O bom desempenho geral se refletiu em ganhos para a Eletrobras, cujas ações ON se valorizaram 103%, bem acima do índice Bovespa.

Após mais de meia década impedidas de investir, as empresas da Eletrobras foram, finalmente, retiradas do Plano Nacional de Desestatização. Os recursos injetados pelo grupo no setor, em 2003, somaram R$ 7,5 bilhões.

Desse total, R$ 3 bilhões foram investimentos de capital próprio, que permitiram, entre outras iniciativas, duplicar a usina de Tucuruí, da Eletronorte, no Pará; fazer a obra da termelétrica de Camaçari da Chesf, na Bahia; e levar adiante a ampliação de Itaipu, com duas novas turbinas de 700 MW cada uma.

Também foi possível retomar, em parceria com a EDP, a obra da usina de Peixe Angical, no Tocantins, que estava suspensa. O grupo resgatou seu papel de principal investidor do setor.

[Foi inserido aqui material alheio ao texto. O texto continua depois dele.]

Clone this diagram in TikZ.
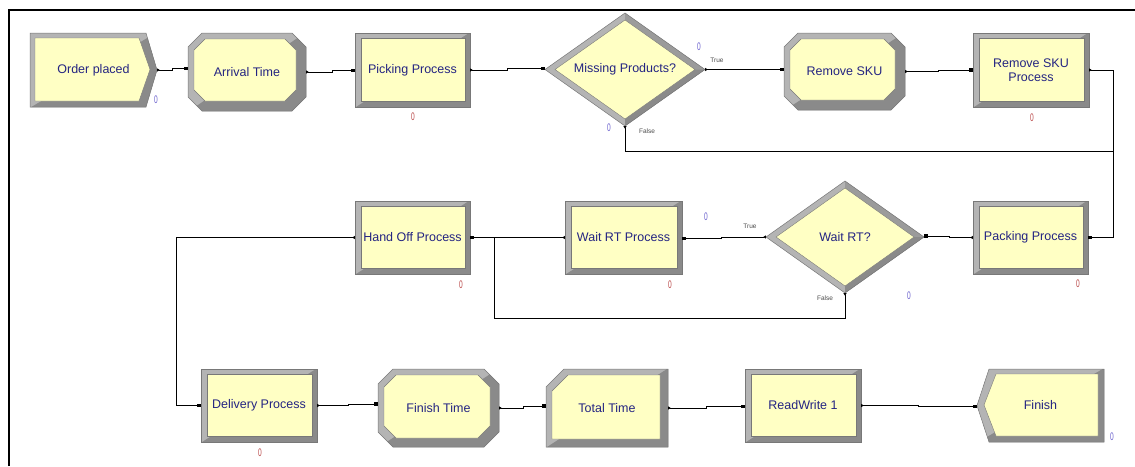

No primeiro leilão para a construção de linhas de transmissão realizado pela Aneel (Agência Nacional de Energia Elétrica), o grupo Eletrobras foi o grande vencedor.

Assim foi iniciada a construção de 1.260 quilômetros de linhas, investindo R$ 1,1 bilhão, com o deságio médio de 36% obtido no leilão. Tudo isso graças à presença das empresas do grupo, pressionando para baixo os valores, o que se refletiu em menores tarifas para o consumidor.

Baseado nessa experiência, estou convicto de que a Eletrobras pode ser uma empresa eficiente. A eficácia independe do fato de uma empresa ser privada ou estatal, mas de um planejamento estratégico e compromisso da gestão.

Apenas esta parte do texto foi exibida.